CHALLENGE ->
Starting with the first line of the listing, quote each line exactly until and including the one with "import plotly.graph_objects as go", leaving pictures out.

EXCERPTED RECORDS ->
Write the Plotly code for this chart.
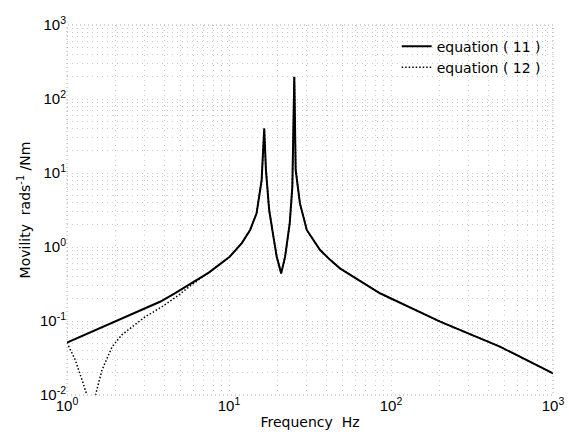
import plotly.graph_objects as go

# ---- data ----
freq_eq11 = [1, 1.5, 2, 2.4, 3.75, 4.6, 5.9, 7.5, 10.1, 12, 13.5, 14.8, 15.9, 16.5, 16.9, 17.7, 18.8, 19.7,
             21.0, 22.2, 23.7, 24.6, 25.3, 25.8, 27.4, 30.2, 36.5, 42.1, 48.4, 85.5, 201, 470, 1000]
mob_eq11 = [0.051, 0.075, 0.099, 0.119, 0.182, 0.235, 0.33, 0.45, 0.74, 1.13, 1.7, 2.85, 8.0, 40, 11, 3.16, 1.38, 0.74,
            0.44, 0.74, 2.09, 6.5, 200, 11, 3.9, 1.7, 0.91, 0.67, 0.515, 0.237, 0.098, 0.045, 0.0196]

freq_eq12_low = [1, 1.125, 1.238, 1.33, 1.42, 1.496, 1.645, 1.90, 2.18, 2.52, 3.04, 3.86, 4.89, 5.9]
mob_eq12_low = [0.051, 0.0297, 0.016, 0.0098, 0.004, 0.0098, 0.0218, 0.045, 0.065, 0.084, 0.114, 0.156, 0.224, 0.31]

# above ~7 Hz the two expressions coincide
freq_eq12 = freq_eq12_low + freq_eq11[7:]
mob_eq12 = mob_eq12_low + mob_eq11[7:]

x_tickvals = [1, 10, 100, 1000]
x_ticktext = ["10<sup>0</sup>", "10<sup>1</sup>", "10<sup>2</sup>", "10<sup>3</sup>"]
y_tickvals = [0.01, 0.1, 1, 10, 100, 1000]
y_ticktext = ["10<sup>-2</sup>", "10<sup>-1</sup>", "10<sup>0</sup>", "10<sup>1</sup>",
              "10<sup>2</sup>", "10<sup>3</sup>"]

TICKFONT = "Liberation Sans, Arial, sans-serif"
TEXTFONT = "DejaVu Sans, sans-serif"

fig = go.Figure()
fig.add_trace(go.Scatter(x=freq_eq11, y=mob_eq11, mode="lines", name="equation ( 11 )",
                         line=dict(color="black", width=2)))
fig.add_trace(go.Scatter(x=freq_eq12, y=mob_eq12, mode="lines", name="equation ( 12 )",
                         line=dict(color="black", width=1.5, dash="1.5px,2px")))

grid = dict(showgrid=True, gridcolor="#cccccc", gridwidth=1, griddash="1px,4px")
fig.update_xaxes(type="log", range=[0, 3], tickvals=x_tickvals, ticktext=x_ticktext,
                 showline=False, zeroline=False, ticks="", automargin=False,
                 minor=dict(dtick="D1", **grid), **grid,
                 title=dict(text="Frequency  Hz", font=dict(size=14, family=TEXTFONT), standoff=4),
                 tickfont=dict(size=15, family=TICKFONT))
fig.update_yaxes(type="log", range=[-2, 3], tickvals=y_tickvals, ticktext=y_ticktext,
                 showline=False, zeroline=False, ticks="", automargin=False,
                 minor=dict(dtick="D1", **grid), **grid,
                 title=dict(text="Movility  rads<sup>-1</sup> /Nm", font=dict(size=14, family=TEXTFONT), standoff=6),
                 tickfont=dict(size=15, family=TICKFONT))

# dotted frame around plot area
fig.add_shape(type="rect", xref="paper", yref="paper", x0=0, y0=0, x1=1, y1=1,
              line=dict(color="#a8a8a8", width=1, dash="1px,3px"))

fig.update_layout(
    width=569, height=442,
    margin=dict(l=67, r=16, t=25, b=47),
    paper_bgcolor="white", plot_bgcolor="white",
    font=dict(family=TEXTFONT, color="black", size=14),
    legend=dict(x=0.985, y=0.985, xanchor="right", yanchor="top",
                bgcolor="rgba(255,255,255,0)", bordercolor="#b8b8b8", borderwidth=0,
                itemwidth=30, font=dict(size=14, family=TEXTFONT), tracegroupgap=0),
    showlegend=True,
)

fig.write_html("out.html")
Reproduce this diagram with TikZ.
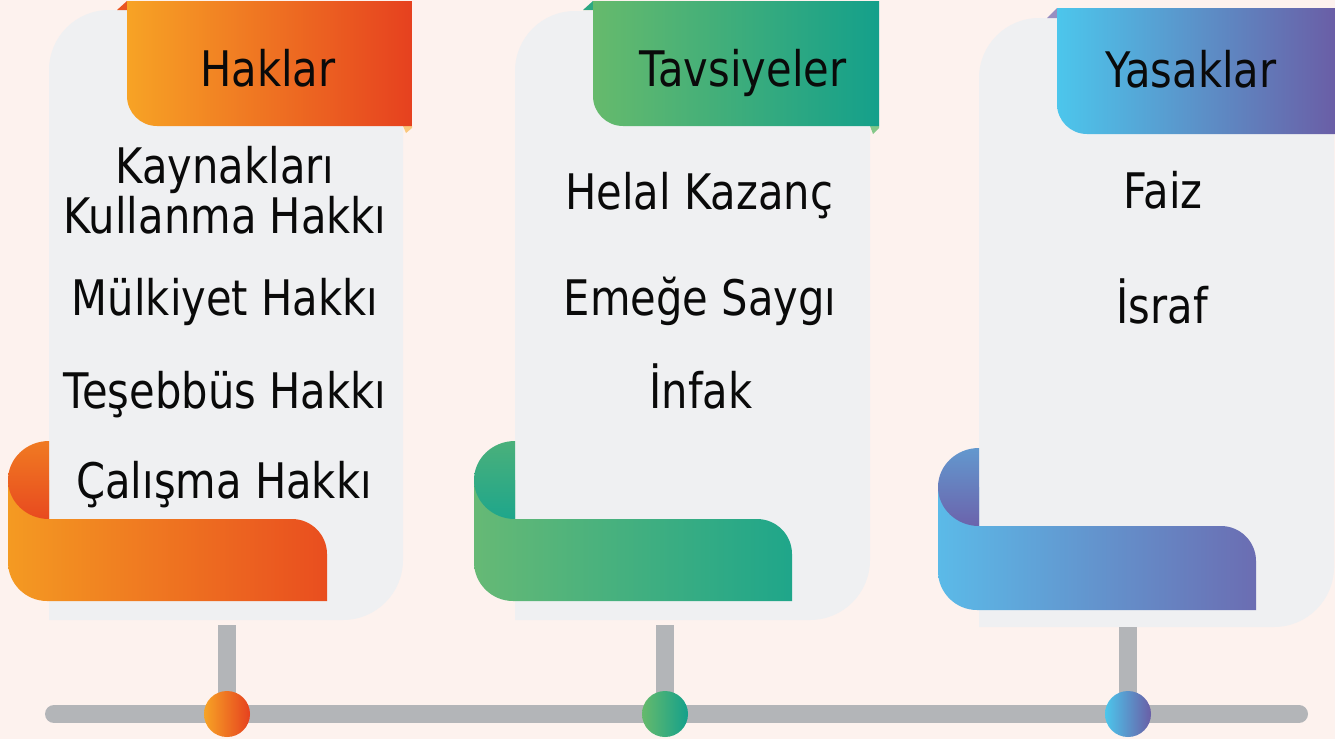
\documentclass[tikz,border=0pt]{standalone}
\usepackage{fontspec}
\setmainfont{DejaVu Sans}[FakeStretch=0.85]
\definecolor{bg}{HTML}{FDF2EE}
\definecolor{card}{HTML}{EFF0F2}
\definecolor{gry}{HTML}{B3B5B8}
\definecolor{ink}{HTML}{0A0A0A}
% orange
\definecolor{orL}{HTML}{F7A325}\definecolor{orR}{HTML}{E6411F}
\definecolor{orBL}{HTML}{F49A22}\definecolor{orBR}{HTML}{E94E1F}
\definecolor{orCT}{HTML}{F07A22}\definecolor{orCB}{HTML}{E84A1F}
% green
\definecolor{grL}{HTML}{66BA6C}\definecolor{grR}{HTML}{14A08B}
\definecolor{grBL}{HTML}{66B975}\definecolor{grBR}{HTML}{1FA68A}
\definecolor{grCT}{HTML}{4AB07B}\definecolor{grCB}{HTML}{1EA68B}
% blue
\definecolor{blL}{HTML}{4CC6EC}\definecolor{blR}{HTML}{6A5EA6}
\definecolor{blBL}{HTML}{5BBAE8}\definecolor{blBR}{HTML}{6B6DB2}
\definecolor{blCT}{HTML}{6398CE}\definecolor{blCB}{HTML}{6B63AC}
\tikzset{
  txt/.style={text=ink, inner sep=0pt, anchor=base, font=\fontsize{49pt}{55pt}\selectfont},
  stem/.style={gry, line width=18pt},
  tline/.style={gry, line width=18pt, line cap=round},
  dot/.style={circle, minimum size=46pt, inner sep=0pt},
}
% card: L R T B
\newcommand{\mycard}[4]{%
  \fill[card] (#1,#4) -- (#1,#3+60) .. controls (#1,#3+26.9) and (#1+26.9,#3) .. (#1+60,#3)
   -- (#2,#3) -- (#2,#4-60) .. controls (#2,#4-26.9) and (#2-26.9,#4) .. (#2-60,#4) -- cycle;}
% banner: L R T B leftcolor rightcolor
\newcommand{\mybanner}[6]{%
  \path[left color=#5, right color=#6] (#1,#3) -- (#2,#3) -- (#2,#4) -- (#1+30,#4)
   .. controls (#1+13.4,#4) and (#1,#4-13.4) .. (#1,#4-30) -- cycle;}
% ribbon: CL BR BT BB bandL bandR curlT curlB
\newcommand{\myribbon}[8]{%
  \path[left color=#5, right color=#6] (#1,#3-39) -- (#1,#3) -- (#2-35,#3)
   .. controls (#2-15.7,#3) and (#2,#3+15.7) .. (#2,#3+35) -- (#2,#4) -- (#1-2,#4)
   .. controls (#1-23.5,#4) and (#1-41,#4-17.5) .. (#1-41,#4-39) -- (#1-41,#3-39) -- cycle;
  \path[top color=#7, bottom color=#8] (#1,#3) .. controls (#1-22.6,#3) and (#1-41,#3-17.5) .. (#1-41,#3-39)
   .. controls (#1-41,#3-60.5) and (#1-22.6,#3-78) .. (#1,#3-78) -- cycle;}
\begin{document}
\begin{tikzpicture}[x=1pt,y=-1pt]
\fill[bg] (0,0) rectangle (1335,739);
\useasboundingbox (0,0) rectangle (1335,739);

% cards
\mycard{49}{403}{10}{620}
\mycard{515}{870}{11}{620}
\mycard{979}{1334}{18}{627}

% banner folds
\fill[orR!80!orL] (127,1) -- (117,10) -- (127,10) -- cycle;
\fill[orL!60!white] (403,126) -- (412,126) -- (412,128) -- (406,133) -- cycle;
\fill[grR!70!grL] (593,1) -- (583,10) -- (593,10) -- cycle;
\fill[grL!80!white] (870,126) -- (879,126) -- (879,128) -- (873,134) -- cycle;
\fill[blR!70!white] (1057,8) -- (1047,18) -- (1057,18) -- cycle;

% banners
\mybanner{127}{412}{1}{126}{orL}{orR}
\mybanner{593}{879}{1}{126}{grL}{grR}
\mybanner{1057}{1335}{8}{134}{blL}{blR}

% ribbons
\myribbon{49}{327}{519}{601}{orBL}{orBR}{orCT}{orCB}
\myribbon{515}{792}{519}{601}{grBL}{grBR}{grCT}{grCB}
\myribbon{979}{1256}{526}{610}{blBL}{blBR}{blCT}{blCB}

% timeline
\coordinate (tl) at (54,714);
\coordinate (tr) at (1299,714);
\coordinate (c1) at (227,714);
\coordinate (c2) at (665,714);
\coordinate (c3) at (1128,714);
\coordinate (s1) at (227,625);
\coordinate (s2) at (665,625);
\coordinate (s3) at (1128,627);
\draw[tline] (tl) -- (tr);
\draw[stem] (s1) -- (c1);
\draw[stem] (s2) -- (c2);
\draw[stem] (s3) -- (c3);
\node[dot, left color=orL, right color=orR] (d1) at (c1) {};
\node[dot, left color=grL, right color=grR] (d2) at (c2) {};
\node[dot, left color=blL, right color=blR] (d3) at (c3) {};

% headers
\node[txt] (h1) at (268,86) {Haklar};
\node[txt] (h2) at (743,86) {Tavsiyeler};
\node[txt] (h3) at (1191,87) {Yasaklar};

% column 1
\node[txt] (a1) at (225,183) {Kaynakları};
\node[txt] (a2) at (225,233) {Kullanma Hakkı};
\node[txt] (a3) at (225,315) {Mülkiyet Hakkı};
\node[txt] (a4) at (225,408) {Teşebbüs Hakkı};
\node[txt] (a5) at (224,498) {Çalışma Hakkı};

% column 2
\node[txt] (b1) at (699,209) {Helal Kazanç};
\node[txt] (b2) at (700,315) {Emeğe Saygı};
\node[txt] (b3) at (701,408) {İnfak};

% column 3
\node[txt] (e1) at (1163,208) {Faiz};
\node[txt] (e2) at (1162,323) {İsraf};
\end{tikzpicture}
\end{document}
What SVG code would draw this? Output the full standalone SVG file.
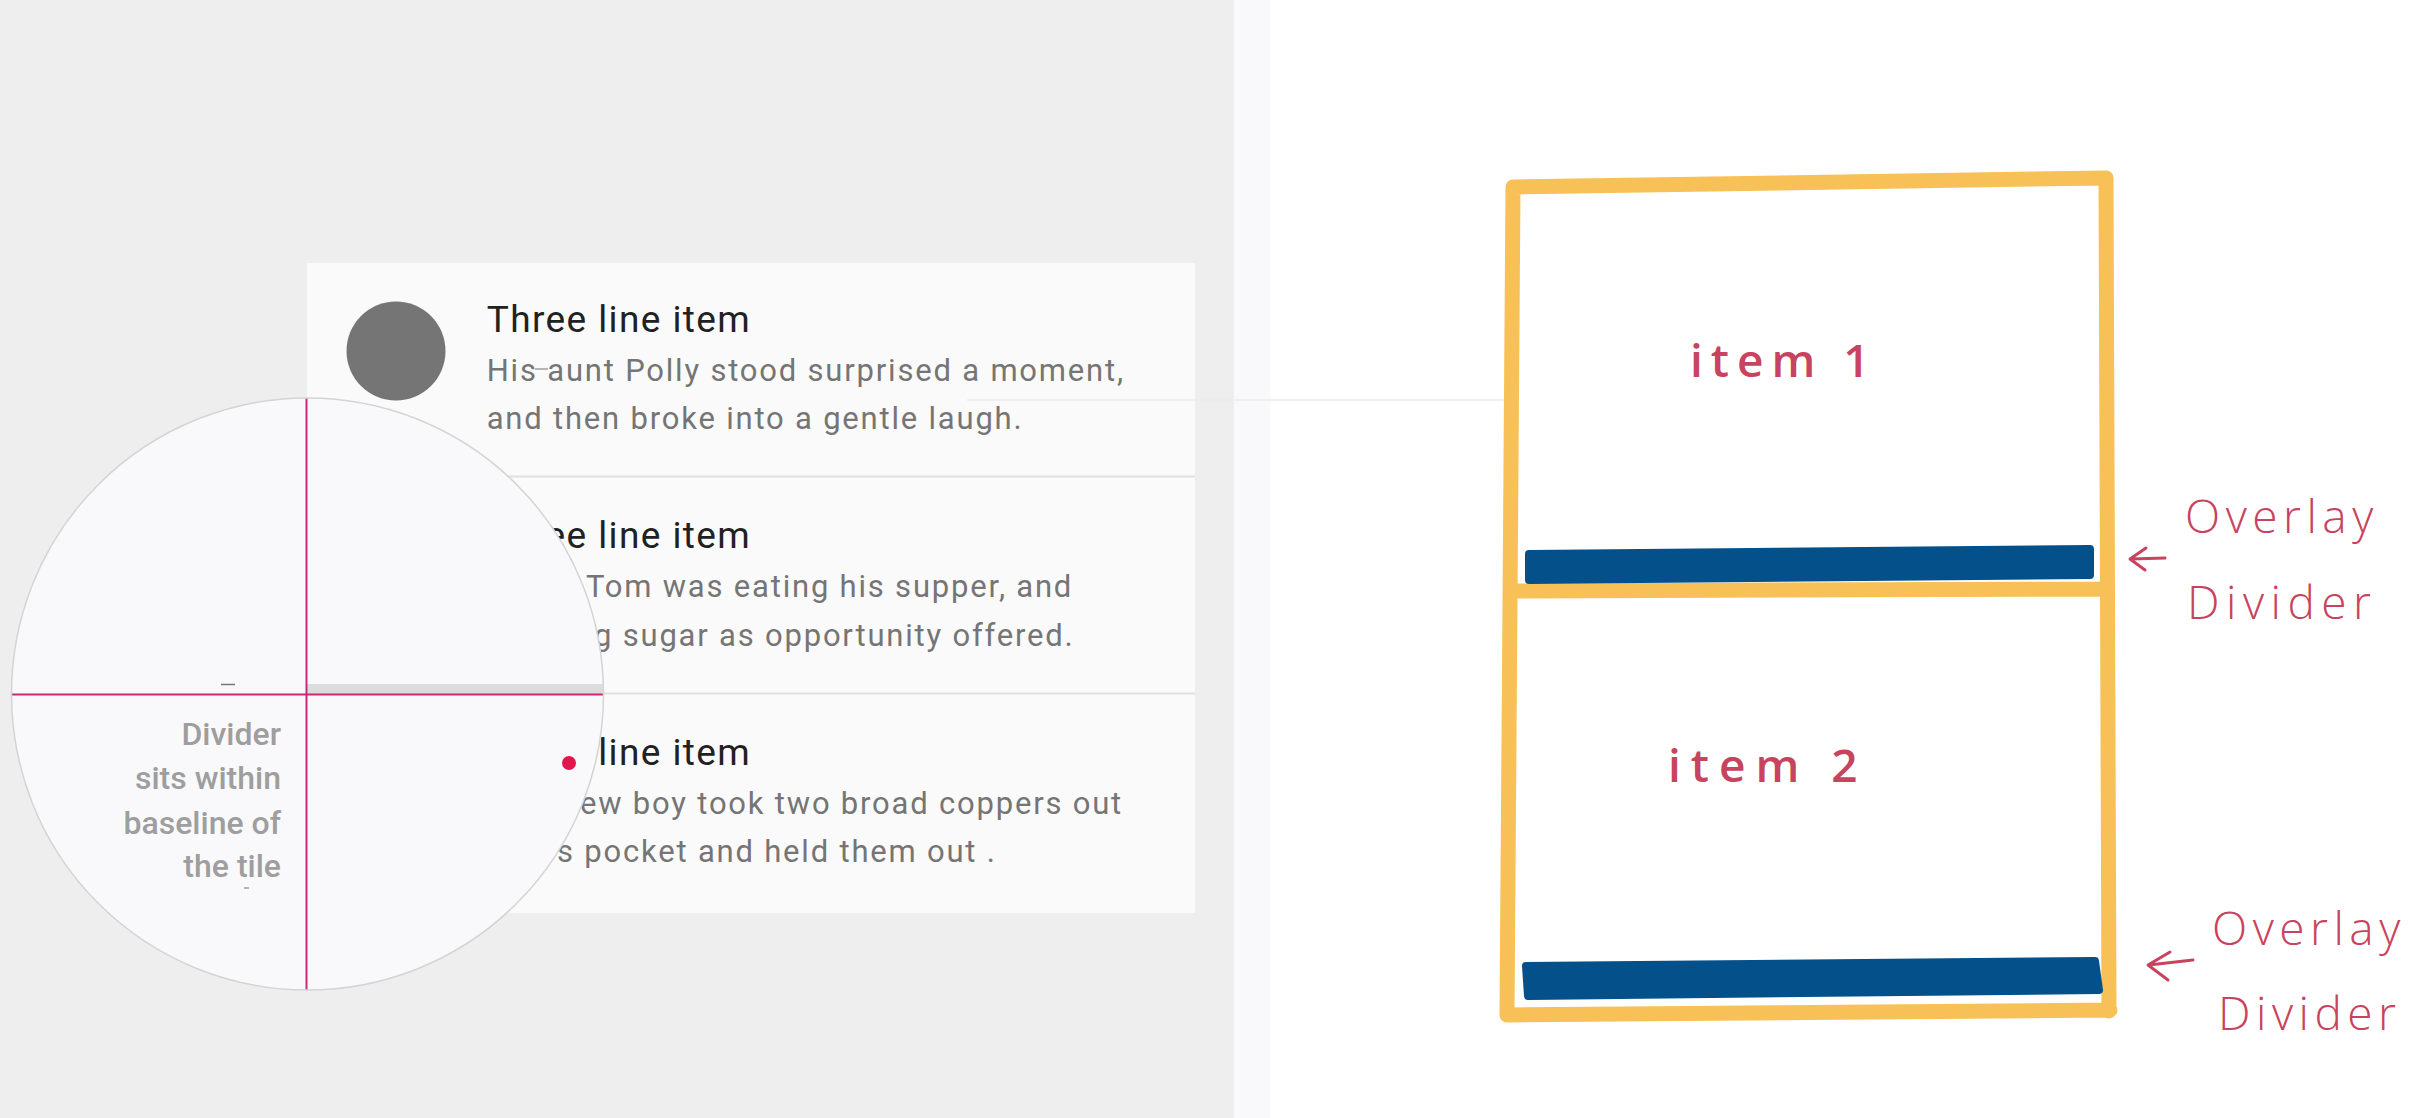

EXERCISE OUTPUT ->
Write the Plotly code for this chart.
import plotly.graph_objects as go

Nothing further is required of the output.